Goal: Output every line of the material exactly, omitting images.

======== Source material ========

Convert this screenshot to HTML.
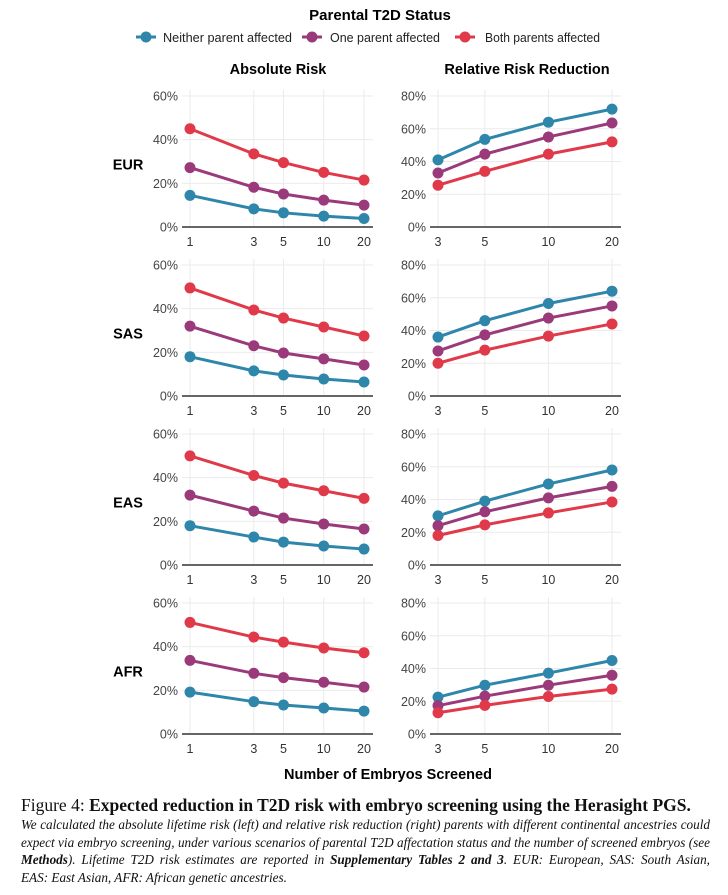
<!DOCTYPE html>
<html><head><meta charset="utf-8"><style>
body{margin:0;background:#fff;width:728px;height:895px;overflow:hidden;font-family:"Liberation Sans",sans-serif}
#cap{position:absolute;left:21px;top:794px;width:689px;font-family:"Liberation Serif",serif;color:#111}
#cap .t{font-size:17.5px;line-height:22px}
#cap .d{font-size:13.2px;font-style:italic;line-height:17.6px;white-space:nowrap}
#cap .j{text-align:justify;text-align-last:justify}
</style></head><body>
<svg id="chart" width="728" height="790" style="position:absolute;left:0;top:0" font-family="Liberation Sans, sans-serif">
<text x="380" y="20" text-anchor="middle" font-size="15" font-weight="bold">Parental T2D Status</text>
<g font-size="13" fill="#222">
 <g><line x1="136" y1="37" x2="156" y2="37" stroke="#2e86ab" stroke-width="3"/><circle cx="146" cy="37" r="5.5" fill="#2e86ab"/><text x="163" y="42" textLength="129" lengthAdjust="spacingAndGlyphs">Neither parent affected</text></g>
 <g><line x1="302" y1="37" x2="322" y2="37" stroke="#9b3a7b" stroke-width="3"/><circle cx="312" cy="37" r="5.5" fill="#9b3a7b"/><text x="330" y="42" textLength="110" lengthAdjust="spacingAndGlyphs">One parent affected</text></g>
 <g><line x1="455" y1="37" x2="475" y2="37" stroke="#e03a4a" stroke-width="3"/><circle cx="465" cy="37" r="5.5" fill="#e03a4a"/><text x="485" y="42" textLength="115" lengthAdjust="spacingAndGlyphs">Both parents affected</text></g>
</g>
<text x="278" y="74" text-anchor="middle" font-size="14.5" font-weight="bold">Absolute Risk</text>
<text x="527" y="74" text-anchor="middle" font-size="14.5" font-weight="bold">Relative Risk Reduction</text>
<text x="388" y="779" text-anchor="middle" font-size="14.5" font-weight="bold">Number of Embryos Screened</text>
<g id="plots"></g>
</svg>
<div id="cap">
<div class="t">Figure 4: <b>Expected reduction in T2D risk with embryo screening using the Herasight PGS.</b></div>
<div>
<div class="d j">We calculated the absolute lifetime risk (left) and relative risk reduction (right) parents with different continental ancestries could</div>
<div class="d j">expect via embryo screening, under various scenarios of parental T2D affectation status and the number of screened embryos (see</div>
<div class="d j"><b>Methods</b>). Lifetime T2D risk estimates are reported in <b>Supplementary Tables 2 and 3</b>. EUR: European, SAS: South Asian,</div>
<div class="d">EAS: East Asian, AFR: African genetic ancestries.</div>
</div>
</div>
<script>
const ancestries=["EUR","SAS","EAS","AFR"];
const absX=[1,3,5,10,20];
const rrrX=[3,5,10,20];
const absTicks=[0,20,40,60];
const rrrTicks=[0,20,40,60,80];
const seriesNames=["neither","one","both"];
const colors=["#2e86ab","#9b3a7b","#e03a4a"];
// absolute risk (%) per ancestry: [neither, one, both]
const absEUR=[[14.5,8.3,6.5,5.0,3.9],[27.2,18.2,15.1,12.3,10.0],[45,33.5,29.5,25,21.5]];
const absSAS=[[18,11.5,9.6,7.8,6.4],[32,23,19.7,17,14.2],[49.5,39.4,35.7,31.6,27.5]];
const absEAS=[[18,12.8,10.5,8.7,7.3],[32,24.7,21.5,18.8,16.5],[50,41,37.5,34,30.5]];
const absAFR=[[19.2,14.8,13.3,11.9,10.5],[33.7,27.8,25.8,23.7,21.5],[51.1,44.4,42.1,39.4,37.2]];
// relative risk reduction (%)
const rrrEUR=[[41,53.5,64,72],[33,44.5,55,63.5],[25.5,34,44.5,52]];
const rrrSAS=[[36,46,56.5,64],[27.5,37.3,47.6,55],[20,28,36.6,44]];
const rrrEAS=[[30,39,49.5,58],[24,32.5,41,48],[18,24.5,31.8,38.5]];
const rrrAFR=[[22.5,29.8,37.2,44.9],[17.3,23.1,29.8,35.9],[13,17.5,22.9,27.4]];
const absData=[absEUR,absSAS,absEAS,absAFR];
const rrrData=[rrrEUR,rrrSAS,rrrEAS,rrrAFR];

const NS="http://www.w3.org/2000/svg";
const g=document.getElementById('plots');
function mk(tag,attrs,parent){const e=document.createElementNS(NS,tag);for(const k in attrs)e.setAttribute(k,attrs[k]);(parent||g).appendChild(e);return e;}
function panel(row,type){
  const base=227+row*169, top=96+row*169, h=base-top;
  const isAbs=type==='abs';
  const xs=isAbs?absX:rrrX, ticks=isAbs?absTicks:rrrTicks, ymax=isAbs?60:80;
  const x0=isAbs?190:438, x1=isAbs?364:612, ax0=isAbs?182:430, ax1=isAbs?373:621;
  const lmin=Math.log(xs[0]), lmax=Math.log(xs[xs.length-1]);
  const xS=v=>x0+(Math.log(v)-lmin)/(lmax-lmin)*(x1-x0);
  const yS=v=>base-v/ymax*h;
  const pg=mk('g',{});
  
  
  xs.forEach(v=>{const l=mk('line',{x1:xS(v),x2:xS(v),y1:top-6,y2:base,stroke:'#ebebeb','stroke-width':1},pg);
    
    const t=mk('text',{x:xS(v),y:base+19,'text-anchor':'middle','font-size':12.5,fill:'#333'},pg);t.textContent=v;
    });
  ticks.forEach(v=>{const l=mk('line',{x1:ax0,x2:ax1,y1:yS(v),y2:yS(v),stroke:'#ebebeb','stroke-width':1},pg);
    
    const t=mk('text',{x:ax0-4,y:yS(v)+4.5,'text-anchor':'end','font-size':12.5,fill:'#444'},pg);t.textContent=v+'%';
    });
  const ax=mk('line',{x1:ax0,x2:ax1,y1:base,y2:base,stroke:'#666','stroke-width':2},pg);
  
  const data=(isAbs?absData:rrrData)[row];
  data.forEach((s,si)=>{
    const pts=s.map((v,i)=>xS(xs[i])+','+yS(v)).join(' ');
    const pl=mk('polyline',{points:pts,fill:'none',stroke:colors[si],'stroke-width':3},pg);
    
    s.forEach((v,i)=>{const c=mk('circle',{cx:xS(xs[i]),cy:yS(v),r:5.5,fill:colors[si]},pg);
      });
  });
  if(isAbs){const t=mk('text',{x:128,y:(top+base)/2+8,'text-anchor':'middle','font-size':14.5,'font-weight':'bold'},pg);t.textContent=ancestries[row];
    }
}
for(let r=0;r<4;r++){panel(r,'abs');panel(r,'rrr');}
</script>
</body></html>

========

Result:
Convert this screenshot to HTML.
<!DOCTYPE html>
<html><head><meta charset="utf-8"><style>
body{margin:0;background:#fff;width:728px;height:895px;overflow:hidden;font-family:"Liberation Sans",sans-serif}
#cap{position:absolute;left:21px;top:794px;width:689px;font-family:"Liberation Serif",serif;color:#111}
#cap .t{font-size:17.5px;line-height:22px}
#cap .d{font-size:13.2px;font-style:italic;line-height:17.6px;white-space:nowrap}
#cap .j{text-align:justify;text-align-last:justify}
</style></head><body>
<svg id="chart" width="728" height="790" style="position:absolute;left:0;top:0" font-family="Liberation Sans, sans-serif">
<text x="380" y="20" text-anchor="middle" font-size="15" font-weight="bold">Parental T2D Status</text>
<g font-size="13" fill="#222">
 <g><line x1="136" y1="37" x2="156" y2="37" stroke="#2e86ab" stroke-width="3"/><circle cx="146" cy="37" r="5.5" fill="#2e86ab"/><text x="163" y="42" textLength="129" lengthAdjust="spacingAndGlyphs">Neither parent affected</text></g>
 <g><line x1="302" y1="37" x2="322" y2="37" stroke="#9b3a7b" stroke-width="3"/><circle cx="312" cy="37" r="5.5" fill="#9b3a7b"/><text x="330" y="42" textLength="110" lengthAdjust="spacingAndGlyphs">One parent affected</text></g>
 <g><line x1="455" y1="37" x2="475" y2="37" stroke="#e03a4a" stroke-width="3"/><circle cx="465" cy="37" r="5.5" fill="#e03a4a"/><text x="485" y="42" textLength="115" lengthAdjust="spacingAndGlyphs">Both parents affected</text></g>
</g>
<text x="278" y="74" text-anchor="middle" font-size="14.5" font-weight="bold">Absolute Risk</text>
<text x="527" y="74" text-anchor="middle" font-size="14.5" font-weight="bold">Relative Risk Reduction</text>
<text x="388" y="779" text-anchor="middle" font-size="14.5" font-weight="bold">Number of Embryos Screened</text>
<g id="plots"></g>
</svg>
<div id="cap">
<div class="t">Figure 4: <b>Expected reduction in T2D risk with embryo screening using the Herasight PGS.</b></div>
<div>
<div class="d j">We calculated the absolute lifetime risk (left) and relative risk reduction (right) parents with different continental ancestries could</div>
<div class="d j">expect via embryo screening, under various scenarios of parental T2D affectation status and the number of screened embryos (see</div>
<div class="d j"><b>Methods</b>). Lifetime T2D risk estimates are reported in <b>Supplementary Tables 2 and 3</b>. EUR: European, SAS: South Asian,</div>
<div class="d">EAS: East Asian, AFR: African genetic ancestries.</div>
</div>
</div>
<script>
const ancestries=["EUR","SAS","EAS","AFR"];
const absX=[1,3,5,10,20];
const rrrX=[3,5,10,20];
const absTicks=[0,20,40,60];
const rrrTicks=[0,20,40,60,80];
const seriesNames=["neither","one","both"];
const colors=["#2e86ab","#9b3a7b","#e03a4a"];
// absolute risk (%) per ancestry: [neither, one, both]
const absEUR=[[14.5,8.3,6.5,5.0,3.9],[27.2,18.2,15.1,12.3,10.0],[45,33.5,29.5,25,21.5]];
const absSAS=[[18,11.5,9.6,7.8,6.4],[32,23,19.7,17,14.2],[49.5,39.4,35.7,31.6,27.5]];
const absEAS=[[18,12.8,10.5,8.7,7.3],[32,24.7,21.5,18.8,16.5],[50,41,37.5,34,30.5]];
const absAFR=[[19.2,14.8,13.3,11.9,10.5],[33.7,27.8,25.8,23.7,21.5],[51.1,44.4,42.1,39.4,37.2]];
// relative risk reduction (%)
const rrrEUR=[[41,53.5,64,72],[33,44.5,55,63.5],[25.5,34,44.5,52]];
const rrrSAS=[[36,46,56.5,64],[27.5,37.3,47.6,55],[20,28,36.6,44]];
const rrrEAS=[[30,39,49.5,58],[24,32.5,41,48],[18,24.5,31.8,38.5]];
const rrrAFR=[[22.5,29.8,37.2,44.9],[17.3,23.1,29.8,35.9],[13,17.5,22.9,27.4]];
const absData=[absEUR,absSAS,absEAS,absAFR];
const rrrData=[rrrEUR,rrrSAS,rrrEAS,rrrAFR];

const NS="http://www.w3.org/2000/svg";
const g=document.getElementById('plots');
function mk(tag,attrs,parent){const e=document.createElementNS(NS,tag);for(const k in attrs)e.setAttribute(k,attrs[k]);(parent||g).appendChild(e);return e;}
function panel(row,type){
  const base=227+row*169, top=96+row*169, h=base-top;
  const isAbs=type==='abs';
  const xs=isAbs?absX:rrrX, ticks=isAbs?absTicks:rrrTicks, ymax=isAbs?60:80;
  const x0=isAbs?190:438, x1=isAbs?364:612, ax0=isAbs?182:430, ax1=isAbs?373:621;
  const lmin=Math.log(xs[0]), lmax=Math.log(xs[xs.length-1]);
  const xS=v=>x0+(Math.log(v)-lmin)/(lmax-lmin)*(x1-x0);
  const yS=v=>base-v/ymax*h;
  const pg=mk('g',{});
  
  
  xs.forEach(v=>{const l=mk('line',{x1:xS(v),x2:xS(v),y1:top-6,y2:base,stroke:'#ebebeb','stroke-width':1},pg);
    
    const t=mk('text',{x:xS(v),y:base+19,'text-anchor':'middle','font-size':12.5,fill:'#333'},pg);t.textContent=v;
    });
  ticks.forEach(v=>{const l=mk('line',{x1:ax0,x2:ax1,y1:yS(v),y2:yS(v),stroke:'#ebebeb','stroke-width':1},pg);
    
    const t=mk('text',{x:ax0-4,y:yS(v)+4.5,'text-anchor':'end','font-size':12.5,fill:'#444'},pg);t.textContent=v+'%';
    });
  const ax=mk('line',{x1:ax0,x2:ax1,y1:base,y2:base,stroke:'#666','stroke-width':2},pg);
  
  const data=(isAbs?absData:rrrData)[row];
  data.forEach((s,si)=>{
    const pts=s.map((v,i)=>xS(xs[i])+','+yS(v)).join(' ');
    const pl=mk('polyline',{points:pts,fill:'none',stroke:colors[si],'stroke-width':3},pg);
    
    s.forEach((v,i)=>{const c=mk('circle',{cx:xS(xs[i]),cy:yS(v),r:5.5,fill:colors[si]},pg);
      });
  });
  if(isAbs){const t=mk('text',{x:128,y:(top+base)/2+8,'text-anchor':'middle','font-size':14.5,'font-weight':'bold'},pg);t.textContent=ancestries[row];
    }
}
for(let r=0;r<4;r++){panel(r,'abs');panel(r,'rrr');}
</script>
</body></html>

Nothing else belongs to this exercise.